Written request -
Write each line of the material exactly as given, from the top through the line that contains "import * as d3 from 'd3';", and omit all pictures.
— start of Data lines —
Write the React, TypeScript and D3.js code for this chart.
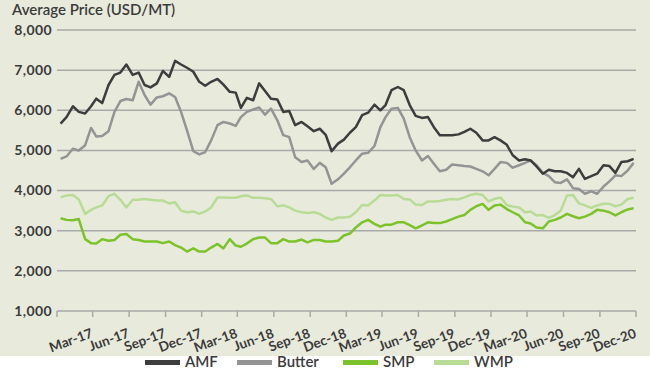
import React from 'react';
import * as d3 from 'd3';

// semi-monthly price readings, Dec-16 .. Nov-20
const amf = [
  5670, 5830, 6100, 5960, 5920, 6100, 6290, 6180, 6630, 6880,
  6940, 7140, 6880, 6940, 6630, 6570, 6670, 6980, 6830, 7230,
  7140, 7060, 6960, 6710, 6610, 6710, 6780, 6640, 6460, 6440,
  6060, 6310, 6250, 6670, 6480, 6290, 6270, 5960, 5980, 5630,
  5710, 5600, 5480, 5540, 5390, 4980, 5170, 5270, 5440, 5580,
  5880, 5940, 6140, 6000, 6130, 6500, 6580, 6500, 6130, 5860,
  5810, 5830, 5580, 5380, 5380, 5380, 5400, 5460, 5540, 5440,
  5250, 5250, 5330, 5250, 5140, 4880, 4750, 4780, 4750, 4600,
  4420, 4520, 4480, 4480, 4440, 4330, 4540, 4290, 4360, 4420,
  4630, 4610, 4440, 4710, 4730, 4790,
];
const butter = [
  4790, 4850, 5040, 5000, 5130, 5560, 5350, 5360, 5480, 5960,
  6230, 6280, 6250, 6710, 6380, 6140, 6320, 6350, 6420, 6330,
  5960, 5500, 4980, 4900, 4960, 5250, 5630, 5710, 5670, 5610,
  5830, 5960, 6020, 6070, 5890, 6040, 5750, 5380, 5330, 4830,
  4710, 4750, 4540, 4690, 4580, 4170, 4280, 4420, 4580, 4750,
  4920, 4940, 5110, 5580, 5830, 6040, 6060, 5790, 5330, 5000,
  4750, 4860, 4670, 4480, 4520, 4650, 4630, 4610, 4600, 4540,
  4480, 4380, 4540, 4710, 4690, 4570, 4630, 4690, 4750, 4630,
  4440, 4360, 4210, 4190, 4280, 4060, 4040, 3920, 3980, 3920,
  4100, 4230, 4380, 4360, 4500, 4690,
];
const smp = [
  3310, 3270, 3260, 3290, 2790, 2690, 2680, 2790, 2750, 2770,
  2900, 2920, 2790, 2770, 2730, 2730, 2730, 2690, 2730, 2640,
  2580, 2480, 2560, 2480, 2480, 2580, 2670, 2560, 2790, 2630,
  2600, 2680, 2790, 2830, 2830, 2690, 2690, 2790, 2730, 2730,
  2780, 2710, 2770, 2770, 2730, 2730, 2750, 2880, 2930, 3080,
  3210, 3270, 3170, 3100, 3150, 3150, 3210, 3210, 3140, 3060,
  3130, 3210, 3190, 3190, 3230, 3290, 3350, 3390, 3520, 3610,
  3670, 3520, 3630, 3650, 3540, 3460, 3380, 3210, 3180, 3080,
  3060, 3230, 3270, 3330, 3420, 3360, 3310, 3350, 3420, 3520,
  3500, 3460, 3380, 3460, 3530, 3560,
];
const wmp = [
  3830, 3880, 3890, 3780, 3420, 3520, 3580, 3630, 3860, 3920,
  3770, 3580, 3770, 3770, 3790, 3770, 3750, 3750, 3680, 3710,
  3500, 3460, 3480, 3420, 3480, 3580, 3830, 3830, 3820, 3820,
  3860, 3880, 3820, 3820, 3810, 3790, 3610, 3630, 3580, 3500,
  3460, 3440, 3460, 3420, 3330, 3270, 3330, 3330, 3350, 3460,
  3640, 3630, 3750, 3890, 3880, 3880, 3890, 3790, 3780, 3650,
  3640, 3730, 3730, 3740, 3770, 3790, 3780, 3830, 3890, 3920,
  3890, 3730, 3790, 3830, 3640, 3600, 3580, 3460, 3480, 3380,
  3390, 3320, 3390, 3500, 3880, 3890, 3680, 3630, 3570, 3630,
  3670, 3670, 3610, 3650, 3790, 3820,
];

const seriesNames = ['AMF', 'Butter', 'SMP', 'WMP'];
const seriesColors = ['#3d3d3d', '#949494', '#7cc22a', '#b8dc95'];
const yTicks = [1000, 2000, 3000, 4000, 5000, 6000, 7000, 8000];

// two readings per month, starting Dec 2016
const dates = amf.map((_, i) =>
  new Date(2016, 11 + Math.floor(i / 2), i % 2 === 0 ? 10 : 25)
);

const W = 650;
const H = 371;

export default function App() {
  const x = d3
    .scaleTime()
    .domain([new Date(2016, 11, 1), new Date(2020, 11, 1)])
    .range([57, 636]);
  const y = d3.scaleLinear().domain([1000, 8000]).range([311, 30]);

  // quarterly ticks Mar-17 .. Dec-20
  const xTicks = d3.timeMonth.range(new Date(2017, 2, 1), new Date(2020, 11, 2), 3);
  const fmt = d3.timeFormat('%b-%y');

  const line = d3
    .line<number>()
    .x((_, i) => x(dates[i]))
    .y((d) => y(d));

  const allSeries = [amf, butter, smp, wmp];
  const drawOrder = [3, 2, 1, 0];
  const legendX = [145, 237, 343, 434];

  return (
    <svg
      width={W}
      height={H}
      style={{ position: 'absolute', left: 0, top: 0, display: 'block' }}
      fontFamily="Lato, sans-serif"
    >
      <rect x={0} y={0} width={W} height={H} fill="#ffffff" />
      <rect x={0} y={0} width={W} height={356} fill="#e8ebdc" />

      <text x={12} y={15} fontSize={15} fontWeight={600} fill="#3b3b3b">
        Average Price (USD/MT)
      </text>

      {/* gridlines + y labels */}
      {yTicks.map((t) => (
        <g key={t}>
          <line
            x1={57}
            x2={636}
            y1={y(t)}
            y2={y(t)}
            stroke="#a9a9a9"
            strokeWidth={1.5}
          />
          <text
            x={52}
            y={y(t)}
            dy="0.35em"
            textAnchor="end"
            fontSize={14}
            fontWeight={700}
            letterSpacing={0.4}
            fill="#3b3b3b"
          >
            {d3.format(',')(t)}
          </text>
        </g>
      ))}

      {/* x ticks */}
      <line x1={57} x2={57} y1={y(1000)} y2={y(1000) + 6} stroke="#a9a9a9" strokeWidth={1.5} />
      {xTicks.map((d) => (
        <g key={d.getTime()}>
          <line
            x1={x(d)}
            x2={x(d)}
            y1={y(1000)}
            y2={y(1000) + 6}
            stroke="#a9a9a9"
            strokeWidth={1.5}
          />
          <text
            transform={`translate(${x(d) + 1},${337}) rotate(-20)`}
            textAnchor="end"
            fontSize={13.5}
            fontWeight={700}
            fill="#3b3b3b"
          >
            {fmt(d)}
          </text>
        </g>
      ))}

      {/* lines */}
      {drawOrder.map((s) => (
        <path
          key={seriesNames[s]}
          d={line(allSeries[s]) || ''}
          fill="none"
          stroke={seriesColors[s]}
          strokeWidth={2.5}
          strokeLinejoin="round"
        />
      ))}

      {/* legend */}
      {seriesNames.map((n, i) => (
        <g key={n}>
          <rect x={legendX[i]} y={360} width={35} height={5} fill={seriesColors[i]} />
          <text
            x={legendX[i] + 40}
            y={367}
            fontSize={15}
            fontWeight={600}
            fill="#3b3b3b"
          >
            {n}
          </text>
        </g>
      ))}
    </svg>
  );
}
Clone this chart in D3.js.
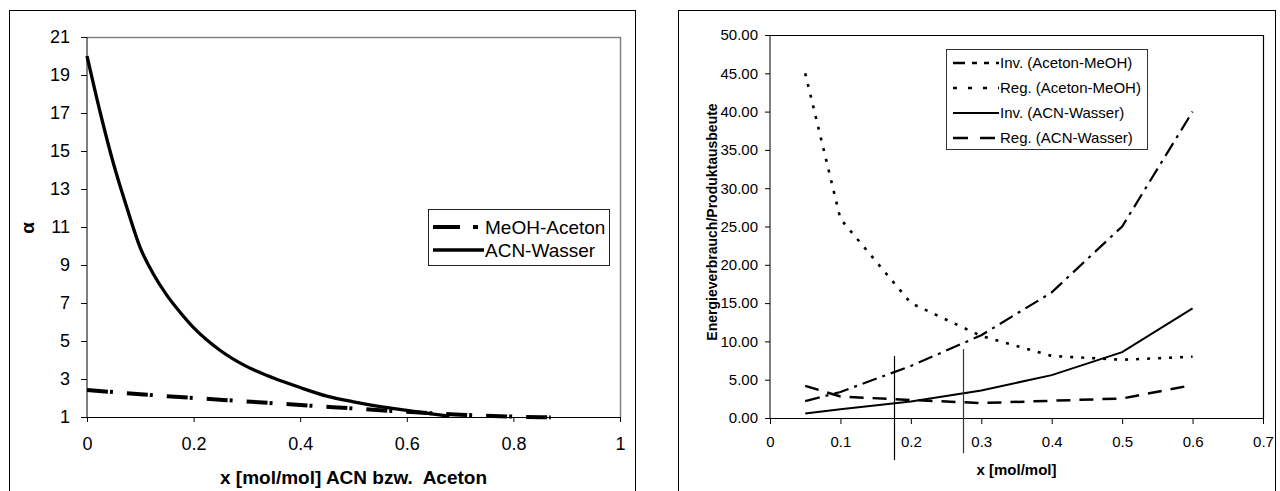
<!DOCTYPE html>
<html><head><meta charset="utf-8">
<script src="https://cdn.jsdelivr.net/npm/d3@7/dist/d3.min.js"></script>
<style>
body{margin:0;background:#fff}
svg{display:block}
text{font-family:"Liberation Sans",Arial,sans-serif;fill:#000}
</style>
</head><body>
<svg id="c" width="1280" height="491"></svg>
<script>
// ---------- Left chart data ----------
const leftXTicks = [0, 0.2, 0.4, 0.6, 0.8, 1];
const leftYTicks = [1, 3, 5, 7, 9, 11, 13, 15, 17, 19, 21];
const acnX = [0, 0.025, 0.05, 0.075, 0.1, 0.125, 0.15, 0.175, 0.2, 0.25, 0.3, 0.35, 0.4, 0.45, 0.5, 0.55, 0.6, 0.65, 0.68];
const acnWasser = [20, 17, 14.3, 12, 9.9, 8.5, 7.4, 6.5, 5.7, 4.5, 3.65, 3.05, 2.55, 2.1, 1.8, 1.55, 1.35, 1.15, 1.05];
const meohX = [0, 0.1, 0.2, 0.3, 0.4, 0.5, 0.6, 0.7, 0.8, 0.87];
const meohAceton = [2.42, 2.2, 2.0, 1.82, 1.63, 1.45, 1.27, 1.12, 1.02, 0.98];
const leftSeriesNames = ["MeOH-Aceton", "ACN-Wasser"];
const leftXTitle = "x [mol/mol] ACN bzw.\u00A0 Aceton";
const leftYTitle = "\u03B1";

// ---------- Right chart data ----------
const rightXTicks = [0, 0.1, 0.2, 0.3, 0.4, 0.5, 0.6, 0.7];
const rightYTicks = [0, 5, 10, 15, 20, 25, 30, 35, 40, 45, 50];
const rightX = [0.05, 0.1, 0.2, 0.3, 0.4, 0.5, 0.6];
const invAcetonMeOH = [2.2, 3.4, 6.8, 10.8, 16.4, 25.0, 40.0];
const regAcetonMeOH = [45.0, 26.0, 15.0, 10.7, 8.1, 7.6, 8.0];
const invAcnWasser = [0.6, 1.15, 2.15, 3.6, 5.6, 8.6, 14.3];
const regAcnWasser = [4.2, 2.8, 2.35, 1.95, 2.25, 2.55, 4.3];
const rightSeriesNames = ["Inv. (Aceton-MeOH)", "Reg. (Aceton-MeOH)", "Inv. (ACN-Wasser)", "Reg. (ACN-Wasser)"];
const markX = [0.176, 0.274];
const markTop = [8.1, 9.0];
const markBottom = [-5.5, -4.6];
const rightXTitle = "x [mol/mol]";
const rightYTitle = "Energieverbrauch/Produktausbeute";

const svg = d3.select("#c");

function styleAxis(g, fs) {
  g.selectAll(".domain").attr("stroke", "#000").attr("stroke-width", 1);
  g.selectAll(".tick line").attr("stroke", "#000");
  g.selectAll(".tick text").attr("font-size", fs).attr("font-family", '"Liberation Sans",Arial,sans-serif').attr("fill", "#000");
}

// ================= LEFT CHART =================
svg.append("rect").attr("x", 9.5).attr("y", 10.5).attr("width", 626).attr("height", 500)
  .attr("fill", "#fff").attr("stroke", "#000");
const L = {x0: 87, x1: 620, y0: 37, y1: 417};
const lx = d3.scaleLinear().domain([0, 1]).range([L.x0, L.x1]);
const ly = d3.scaleLinear().domain([1, 21]).range([L.y1, L.y0]);

svg.append("path")
  .attr("d", `M${L.x0},${L.y0 + 0.5}H${L.x1 + 0.5}V${L.y1}`)
  .attr("fill", "none").attr("stroke", "#808080").attr("stroke-width", 1.5);

const lyAxis = svg.append("g").attr("transform", `translate(${L.x0},0)`)
  .call(d3.axisLeft(ly).tickValues(leftYTicks).tickSize(6).tickPadding(11).tickFormat(d3.format("d")));
styleAxis(lyAxis, 18);
const lxAxis = svg.append("g").attr("transform", `translate(0,${L.y1})`)
  .call(d3.axisBottom(lx).tickValues(leftXTicks).tickSize(5).tickPadding(15).tickFormat(d3.format("~g")));
styleAxis(lxAxis, 18);
lyAxis.select(".domain").attr("d", `M-6,${L.y0 + 0.5}H0V${L.y1 + 0.5}`);

const lLineSmooth = d3.line().x(d => lx(d[0])).y(d => ly(d[1])).curve(d3.curveMonotoneX);
svg.append("path").datum(meohX.map((x, i) => [x, meohAceton[i]]))
  .attr("d", lLineSmooth).attr("fill", "none").attr("stroke", "#000")
  .attr("stroke-width", 4).attr("stroke-dasharray", "21,2,3,14");
svg.append("path").datum(acnX.map((x, i) => [x, acnWasser[i]]))
  .attr("d", lLineSmooth).attr("fill", "none").attr("stroke", "#000")
  .attr("stroke-width", 3.3).attr("stroke-linejoin", "round");

// titles
svg.append("text").attr("x", (L.x0 + L.x1) / 2).attr("y", 484).attr("text-anchor", "middle")
  .attr("font-size", 19).attr("font-weight", "bold").text(leftXTitle);
svg.append("text").attr("transform", "translate(34,228) rotate(-90)").attr("text-anchor", "middle")
  .attr("font-size", 19).attr("font-weight", "bold").text(leftYTitle);

// legend left
const lg = svg.append("g");
lg.append("rect").attr("x", 428.5).attr("y", 209.5).attr("width", 181).attr("height", 56)
  .attr("fill", "#fff").attr("stroke", "#222");
const lLeg = [
  {dash: "27,13,5,40", w: 4, y: 227},
  {dash: null, w: 3.3, y: 250}
];
lLeg.forEach((e, i) => {
  lg.append("line").attr("x1", 433).attr("x2", 484).attr("y1", e.y).attr("y2", e.y)
    .attr("stroke", "#000").attr("stroke-width", e.w).attr("stroke-dasharray", e.dash);
  lg.append("text").attr("x", 485).attr("y", e.y + 6.8).attr("font-size", 19).text(leftSeriesNames[i]);
});

// ================= RIGHT CHART =================
svg.append("rect").attr("x", 678.5).attr("y", 10.5).attr("width", 597).attr("height", 500)
  .attr("fill", "#fff").attr("stroke", "#000");
const R = {x0: 770, x1: 1263, y0: 35, y1: 418};
const rx = d3.scaleLinear().domain([0, 0.7]).range([R.x0, R.x1]);
const ry = d3.scaleLinear().domain([0, 50]).range([R.y1, R.y0]);

svg.append("path")
  .attr("d", `M${R.x0},${R.y0 + 0.5}H${R.x1 + 0.5}V${R.y1}`)
  .attr("fill", "none").attr("stroke", "#000").attr("stroke-width", 1.2);

const ryAxis = svg.append("g").attr("transform", `translate(${R.x0},0)`)
  .call(d3.axisLeft(ry).tickValues(rightYTicks).tickSize(5).tickPadding(7).tickFormat(d3.format(".2f")));
styleAxis(ryAxis, 15);
ryAxis.select(".domain").attr("d", `M-5,${R.y0 + 0.5}H0V${R.y1 + 0.5}`);
const rxAxis = svg.append("g").attr("transform", `translate(0,${R.y1})`)
  .call(d3.axisBottom(rx).tickValues(rightXTicks).tickSize(6).tickPadding(12).tickFormat(d3.format(".1~f")));
styleAxis(rxAxis, 15);

const rLine = d3.line().x(d => rx(d[0])).y(d => ry(d[1]));
const rSeries = [
  {v: invAcetonMeOH, dash: "15,6,3,6", w: 2.2},
  {v: regAcetonMeOH, dash: "3,8", w: 2.6},
  {v: invAcnWasser, dash: null, w: 2},
  {v: regAcnWasser, dash: "14,9", w: 2.5}
];
rSeries.forEach(s => {
  svg.append("path").datum(rightX.map((x, i) => [x, s.v[i]]))
    .attr("d", rLine).attr("fill", "none").attr("stroke", "#000")
    .attr("stroke-width", s.w).attr("stroke-dasharray", s.dash);
});

markX.forEach((m, i) => {
  svg.append("line").attr("x1", Math.round(rx(m)) + 0.5).attr("x2", Math.round(rx(m)) + 0.5)
    .attr("y1", ry(markTop[i])).attr("y2", ry(markBottom[i]))
    .attr("stroke", i === 0 ? "#000" : "#333").attr("stroke-width", 1.2);
});

// titles
svg.append("text").attr("x", rx(0.35)).attr("y", 475).attr("text-anchor", "middle")
  .attr("font-size", 15).attr("font-weight", "bold").text(rightXTitle);
svg.append("text").attr("transform", "translate(717,222) rotate(-90)").attr("text-anchor", "middle")
  .attr("font-size", 14).attr("font-weight", "bold").text(rightYTitle);

// legend right
const rg = svg.append("g");
rg.append("rect").attr("x", 946.5).attr("y", 49.5).attr("width", 201).attr("height", 100)
  .attr("fill", "#fff").attr("stroke", "#333");
const rLegY = [63, 88, 113, 138];
const rLegDash = ["12,7,5,7,5,7,3,10", "4,11", null, "15,12"];
rSeries.forEach((s, i) => {
  rg.append("line").attr("x1", 953).attr("x2", 999).attr("y1", rLegY[i]).attr("y2", rLegY[i])
    .attr("stroke", "#000").attr("stroke-width", s.w + (i === 0 ? 0.5 : 0)).attr("stroke-dasharray", rLegDash[i]);
  rg.append("text").attr("x", 1000).attr("y", rLegY[i] + 5.3).attr("font-size", 15).text(rightSeriesNames[i]);
});
</script>
</body></html>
— end of Data lines —
Solution -
Write the React, TypeScript and D3.js code for this chart.
import React from 'react';
import * as d3 from 'd3';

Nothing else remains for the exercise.